Thryv applies to CBM reviews, Fed Circuit confirms
The decision to review business method patents cannot be appealed, the US Court of Appeals for the Federal Circuit ruled yesterday, November 17.
In a precedential ruling, the Federal Circuit held that the US Patent and Trademark Office’s (USPTO) designation of a Sipco patent for covered business method (CBM) review is shielded from appeal by the US Supreme Court’s 2019 Thryv ruling.
In Thryv, the Supreme Court held that the Patent Trial and Appeal Board’s (PTAB) decision on whether an inter partes review (IPR) request was time-barred or not could not be appealed to the Federal Circuit.
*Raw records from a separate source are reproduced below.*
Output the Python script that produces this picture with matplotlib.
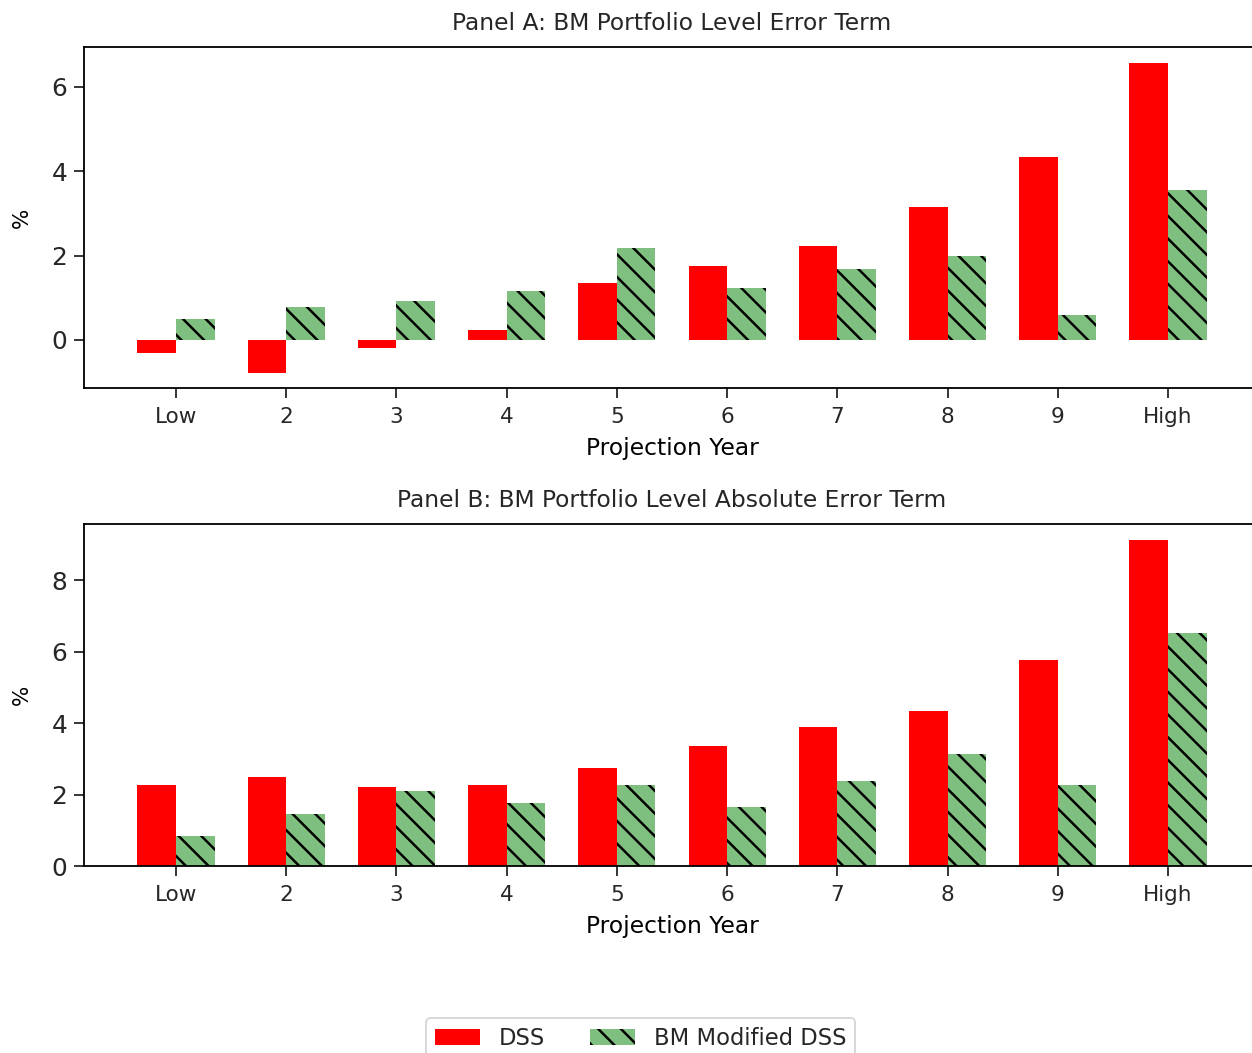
import numpy as np
import matplotlib
matplotlib.use("Agg")
import matplotlib.pyplot as plt

labels=['Low','2','3','4','5','6','7','8','9','High']
# panel A: signed error term (%)
dss_err=[-0.32,-0.77,-0.18,0.24,1.35,1.74,2.23,3.16,4.33,6.57]
bm_err=[0.49,0.79,0.92,1.16,2.17,1.22,1.67,1.99,0.59,3.56]
# panel B: absolute error term (%)
dss_abs=[2.28,2.50,2.22,2.28,2.74,3.36,3.88,4.35,5.78,9.12]
bm_abs=[0.83,1.47,2.09,1.76,2.28,1.64,2.39,3.14,2.28,6.53]

DPI=136
SMALL_SIZE=11.4
MEDIUM_SIZE=12.35
BIGGER_SIZE=13.2
plt.rc('font',size=MEDIUM_SIZE)
plt.rc('xtick',labelsize=SMALL_SIZE)
plt.rc('ytick',labelsize=BIGGER_SIZE)
plt.rc('xtick.major',size=5.15,width=0.96,pad=5.15)
plt.rc('ytick.major',size=5.15,width=0.96,pad=3.7)
plt.rc('axes',linewidth=0.96)
plt.rc('hatch',linewidth=1.3,color='black')
plt.rc('text',color='#262626')
plt.rc('xtick',color='#262626')
plt.rc('ytick',color='#262626')

x=np.arange(len(labels))
width=0.35
W,H=1252,1053
fig=plt.figure(figsize=(W/float(DPI),H/float(DPI)),dpi=DPI)
ax1=fig.add_axes([84.0/W,1-388.0/H,1176.0/W,341.0/H])
ax2=fig.add_axes([84.0/W,1-866.0/H,1176.0/W,342.0/H])

def panel(ax,dss,bm,title):
    b1=ax.bar(x-width/2,dss,width,color='red',label='DSS')
    b2=ax.bar(x+width/2,bm,width,color='#7fbf7f',hatch='\\\\',label='BM Modified DSS')
    ax.set_xticks(x)
    ax.set_xticklabels(labels)
    ax.set_xlabel('Projection Year',labelpad=5.15)
    ax.set_ylabel('%',labelpad=10.3,fontsize=SMALL_SIZE)
    ax.set_title(title,fontsize=MEDIUM_SIZE,pad=8.8)
    return b1,b2

b1,b2=panel(ax1,dss_err,bm_err,'Panel A: BM Portfolio Level Error Term')
panel(ax2,dss_abs,bm_abs,'Panel B: BM Portfolio Level Absolute Error Term')
ax1.set_yticks([0,2,4,6])
ax2.set_yticks([0,2,4,6,8])

fig.legend([b1,b2],['DSS','BM Modified DSS'],loc='upper left',ncol=2,
           bbox_to_anchor=(426.0/W,1-1018.0/H),fontsize=12.0,borderaxespad=0)
fig.savefig('out.png',dpi=DPI)
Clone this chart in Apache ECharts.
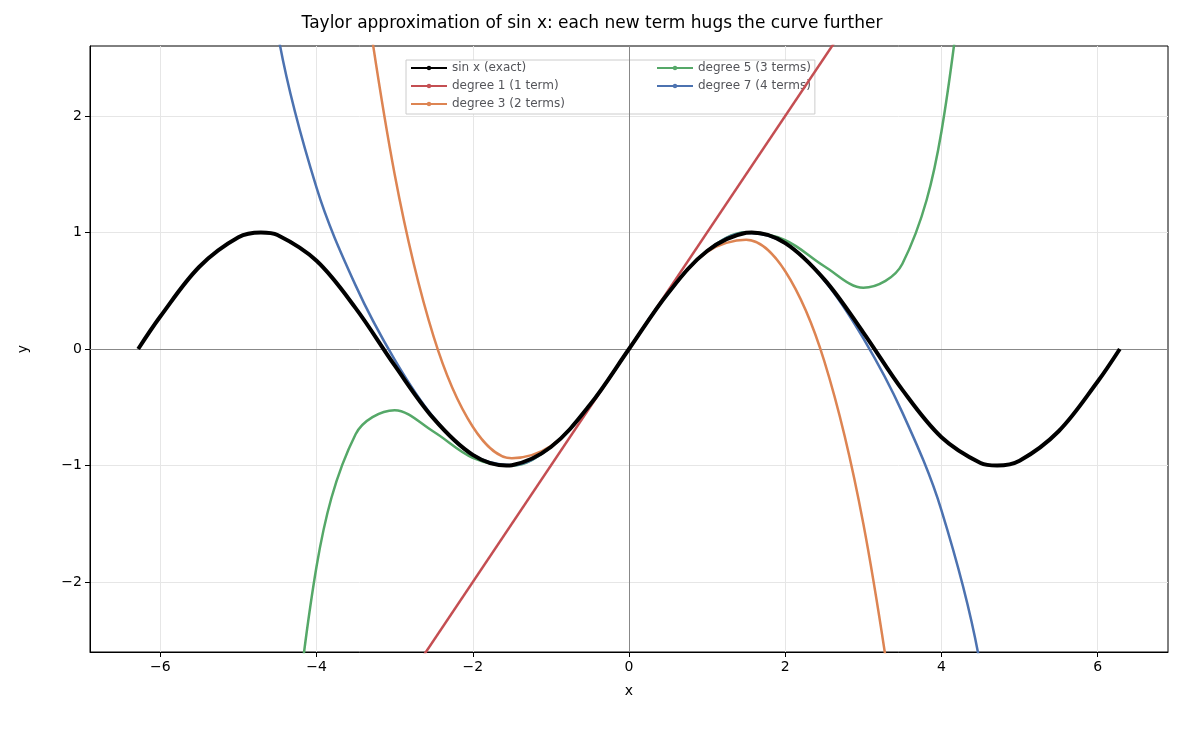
<!DOCTYPE html><html><head><meta charset="utf-8"><script src="https://cdn.jsdelivr.net/npm/echarts@6/dist/echarts.min.js"></script></head><body style="margin:0"><div id="c" style="width:1184px;height:731px"></div><script>
const xsSin=[-6.283,-6,-5.5,-5,-4.712,-4.5,-4,-3.5,-3,-2.5,-2,-1.571,-1.5,-1,-0.5,0,0.5,1,1.5,1.571,2,2.5,3,3.5,4,4.5,4.712,5,5.5,6,6.283];
const ySin=[0,0.279,0.706,0.959,1,0.978,0.757,0.351,-0.141,-0.598,-0.909,-1,-0.997,-0.841,-0.479,0,0.479,0.841,0.997,1,0.909,0.598,0.141,-0.351,-0.757,-0.978,-1,-0.959,-0.706,-0.279,0];
const xs1=[-3,3];const y1=[-3,3];
const xs3=[-3.5,-3,-2.5,-2,-1.5,-1,-0.5,0,0.5,1,1.5,2,2.5,3,3.5];
const y3=[3.646,1.5,0.104,-0.667,-0.9375,-0.833,-0.479,0,0.479,0.833,0.9375,0.667,-0.104,-1.5,-3.646];
const xs5=[-4.5,-4,-3.5,-3,-2.5,-2,-1.5,-1,-0.5,0,0.5,1,1.5,2,2.5,3,3.5,4,4.5];
const y5=[-4.69,-1.867,-0.731,-0.525,-0.71,-0.933,-1.0008,-0.8417,-0.4794,0,0.4794,0.8417,1.0008,0.933,0.71,0.525,0.731,1.867,4.69];
const xs7=[-5,-4.5,-4,-3.5,-3,-2.5,-2,-1.5,-1,-0.5,0,0.5,1,1.5,2,2.5,3,3.5,4,4.5,5];
const y7=[5.29,2.724,1.384,0.546,-0.0911,-0.589,-0.9079,-0.9974,-0.8415,-0.4794,0,0.4794,0.8415,0.9974,0.9079,0.589,0.0911,-0.546,-1.384,-2.724,-5.29];
const xTicks=[-6,-4,-2,0,2,4,6];const yTicks=[-2,-1,0,1,2];
const z=(a,b)=>a.map((v,i)=>[v,b[i]]);
const ln=(name,d,color,w,zz)=>({name,type:'line',data:d,smooth:0.35,showSymbol:false,lineStyle:{color,width:w},itemStyle:{color},z:zz});
const ch=echarts.init(document.getElementById('c'));
const lbl={color:'#000',fontSize:14,fontFamily:'DejaVu Sans'};
ch.setOption({animation:false,
title:{text:'Taylor approximation of sin x: each new term hugs the curve further',left:'center',top:10,textStyle:{fontSize:17,fontWeight:'normal',fontFamily:'DejaVu Sans',color:'#000'}},
grid:{left:90,right:16,top:46,bottom:79,show:true,borderColor:'#000',borderWidth:1},
legend:[{data:['sin x (exact)','degree 1 (1 term)','degree 3 (2 terms)'],orient:'vertical',left:406,top:60,itemGap:6,itemWidth:36,itemHeight:3,textStyle:{fontSize:12,fontFamily:'DejaVu Sans'},backgroundColor:'#fff',borderColor:'#ccc',borderWidth:1,padding:[2,250,4,4]},
{data:['degree 5 (3 terms)','degree 7 (4 terms)'],orient:'vertical',left:652,top:60,itemGap:6,itemWidth:36,itemHeight:3,textStyle:{fontSize:12,fontFamily:'DejaVu Sans'},padding:[2,4,4,4]}],
xAxis:{type:'value',min:-6.9,max:6.9,name:'x',nameLocation:'middle',nameGap:32,nameTextStyle:lbl,
axisLine:{onZero:false,lineStyle:{color:'#000'}},axisTick:{customValues:xTicks,lineStyle:{color:'#000'}},axisLabel:{customValues:xTicks,...lbl,formatter:v=>String(v).replace('-','\u2212')},splitLine:{show:true,lineStyle:{color:'#e6e6e6'}}},
yAxis:{type:'value',min:-2.6,max:2.6,name:'y',nameLocation:'middle',nameGap:60,nameTextStyle:lbl,
axisLine:{show:true,onZero:false,lineStyle:{color:'#000'}},axisTick:{show:true,customValues:yTicks,lineStyle:{color:'#000'}},axisLabel:{customValues:yTicks,...lbl,formatter:v=>String(v).replace('-','\u2212')},splitLine:{show:true,lineStyle:{color:'#e6e6e6'}}},
series:[Object.assign(ln('sin x (exact)',z(xsSin,ySin),'#000',4,10),{markLine:{silent:true,symbol:'none',label:{show:false},lineStyle:{color:'#888',width:1,type:'solid'},data:[{xAxis:0},{yAxis:0}]}}),
ln('degree 1 (1 term)',z(xs1,y1),'#c44e52',2.5,5),
ln('degree 3 (2 terms)',z(xs3,y3),'#dd8452',2.5,5),
ln('degree 5 (3 terms)',z(xs5,y5),'#55a868',2.5,5),
ln('degree 7 (4 terms)',z(xs7,y7),'#4c72b0',2.5,5)]});
</script></body></html>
The USPTO argued that the ruling also applied to its so-called “threshold determinations” on whether a patent qualifies for CBM review, another type of patent challenge. The office received the backing of Emerson Electric, which was looking to have a Sipco patent (US number 8,908,842) invalidated under the CBM review system.
In yesterday’s decision, the Federal Circuit held that under Thryv, the “threshold determination that Sipco’s ’842 patent qualifies for CBM review is a decision that is nonappealable”.
The ruling confirms that issues related to the PTAB’s “institution decisions”, on whether or not to review the validity of a patent, are effectively unappealable. Lawyers told WIPR last year that Thryv left the PTAB with “unchecked authority” on what patents should be reviewed.
“Although Sipco urges that the [PTAB] exceeded its authority in conducting a CBM review for a patent that Sipco contends is not a CBM patent, Thryv held that the ‘No Appeal’ provision barred judicial review of the threshold decision to institute IPR,” the Federal Circuit decision said.
The Federal Circuit said there was no “meritorious distinction” between the issues in Thryv, and the PTAB’s decision to institute a CBM review.
The court also upheld the PTAB’s decision to invalidate the Sipco patent under this system, finding that the patent would have been obvious in light of prior art cited by Emerson. The patent covered a transceiver designed to wirelessly transmit instruction signals to other devices.